The following values are supported:

  • 0: Aggregated report only - prints only the summary table with averaged performance statistics (default)

  • 1: Per-sample reporting on rank 0 - prints individual sample data for each transpose/halo configuration, but only from rank 0

  • 2: Per-sample reporting on all ranks - prints individual sample data for each transpose/halo configuration from all ranks, gathered and sorted by rank on rank 0

Default setting is 0.

CUDECOMP_PERFORMANCE_REPORT_SAMPLES

(since v0.5.1)

CUDECOMP_PERFORMANCE_REPORT_SAMPLES controls the number of performance samples to keep for the final performance report. This setting determines the size of the circular buffer used to store timing measurements for each transpose/halo configuration.

Default setting is 20 samples.

CUDECOMP_PERFORMANCE_REPORT_WARMUP_SAMPLES

(since v0.5.1)

CUDECOMP_PERFORMANCE_REPORT_WARMUP_SAMPLES controls the number of initial samples to ignore for each transpose/halo configuration. This helps exclude outliers from GPU warmup, memory allocation, and other initialization effects from the final performance statistics.
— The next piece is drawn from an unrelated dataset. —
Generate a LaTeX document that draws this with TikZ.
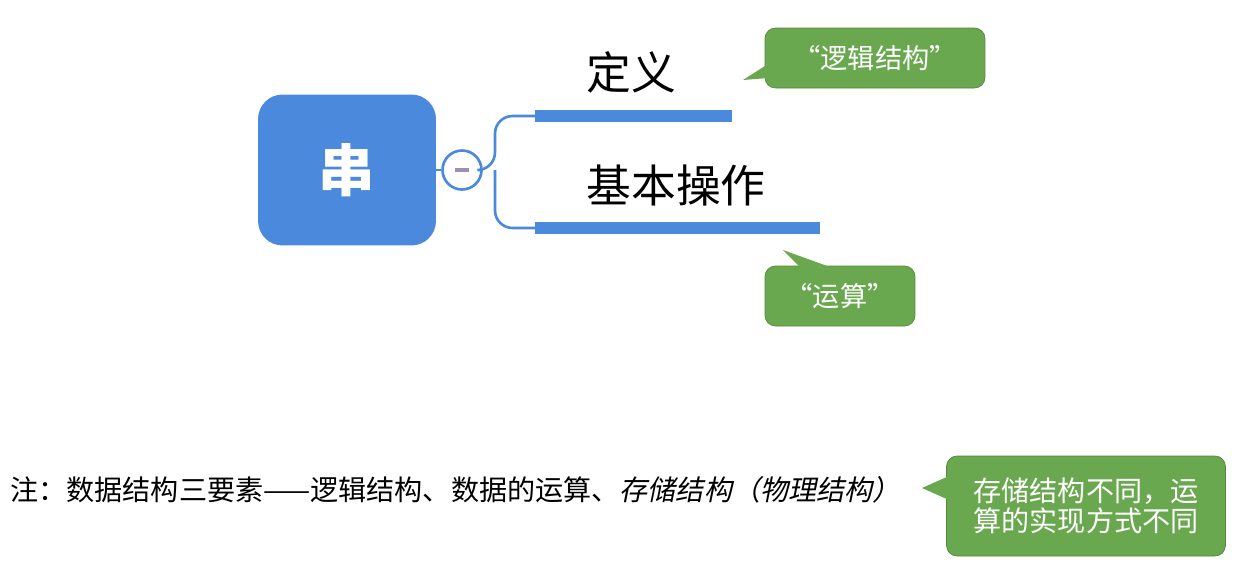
\documentclass[tikz,border=0pt]{standalone}
\usepackage{fontspec}
\setmainfont{Noto Sans CJK SC}
\newfontfamily\notefont{Noto Sans CJK SC}
\newfontfamily\slantcjk[FakeSlant=0.2]{Noto Sans CJK SC}
\definecolor{rootblue}{HTML}{4A89DC}
\definecolor{notegreen}{HTML}{6AA84F}
\definecolor{minusgray}{HTML}{9C8FB5}
\tikzset{
  callout/.style={fill=notegreen, draw=notegreen!80!black, rounded corners=6pt,
    text=white, inner sep=0pt, minimum height=1.2cm},
  branch/.style={rootblue, line width=6.8pt},
  topic/.style={font=\fontsize{25.5}{30}\selectfont, inner sep=0pt}
}
\begin{document}
\begin{tikzpicture}[x=0.02cm, y=-0.02cm]

\useasboundingbox (0,0) rectangle (1249,566);

% root
\node [fill=rootblue, rounded corners=14pt, minimum width=3.56cm, minimum height=3.02cm,
  text=white, font=\fontsize{32}{36}\selectfont\bfseries] (root) at (347,170) {串};
\node [circle, draw=rootblue, line width=1.5pt, fill=white, minimum size=0.78cm] (minus) at (462,170) {};
\draw [minusgray, line width=2pt] (455,170)--(469,170);

\coordinate (J) at (495,170);
\coordinate (T1) at (535,116);
\coordinate (T2) at (535,228);
\coordinate (E1) at (732,116);
\coordinate (E2) at (820,228);

\draw [rootblue, line width=1.5pt] (root.east)--(minus.west);
\draw [rootblue, line width=1.5pt, rounded corners=10pt] (minus.east)--(J)|-(T1);
\draw [rootblue, line width=1.5pt, rounded corners=10pt] (J)|-(T2);
\draw [branch] (T1)--(E1);
\draw [branch] (T2)--(E2);

\node [topic] (def) at (631,72) {定义};
\node [topic] (ops) at (676,185) {基本操作};

% callouts
\node [callout, minimum width=4.4cm, font=\fontsize{15.5}{18}\selectfont] (c1) at (875,58) {“逻辑结构”};
\fill [notegreen] (768,64)--(743,80)--(768,78)--cycle;
\node [callout, minimum width=3cm, font=\fontsize{15.5}{18}\selectfont] (c2) at (840,296) {“运算”};
\fill [notegreen] (800,267)--(783,250)--(830,267)--cycle;

\node [anchor=west, inner sep=0pt, font=\fontsize{16}{18}\selectfont] (note) at (10,490)
  {注：数据结构三要素——逻辑结构、数据的运算、{\slantcjk 存储结构（物理结构）}};
\node [callout, minimum width=5.58cm, minimum height=2cm, align=left,
  font=\fontsize{16}{17}\selectfont] (c3) at (1086,506) {存储结构不同，运\\算的实现方式不同};
\fill [notegreen] (949,476)--(922,488)--(949,500)--cycle;

\end{tikzpicture}
\end{document}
Default setting is 3 warmup samples. Setting this to 0 disables warmup sample filtering.

CUDECOMP_PERFORMANCE_REPORT_WRITE_DIR

(since v0.5.1)

CUDECOMP_PERFORMANCE_REPORT_WRITE_DIR controls the directory where CSV performance reports are written when CUDECOMP_ENABLE_PERFORMANCE_REPORT is enabled. When this variable is set, cuDecomp will write performance data to CSV files in the specified directory.

CSV files are created with descriptive names encoding the grid configuration, for example: cudecomp-perf-report-transpose-aggregated-tcomm_1-hcomm_1-pdims_2x2-gdims_256x256x256-memorder_012012012.csv

The following CSV files are generated:

  • Aggregated transpose performance data

  • Aggregated halo performance data

  • Per-sample transpose data (when CUDECOMP_PERFORMANCE_REPORT_DETAIL > 0)

  • Per-sample halo data (when CUDECOMP_PERFORMANCE_REPORT_DETAIL > 0)

Each CSV file includes grid configuration information as comments at the top, followed by performance data in comma-separated format.

Default setting is unset (no CSV files written). Setting this variable to a directory path will enable CSV file output.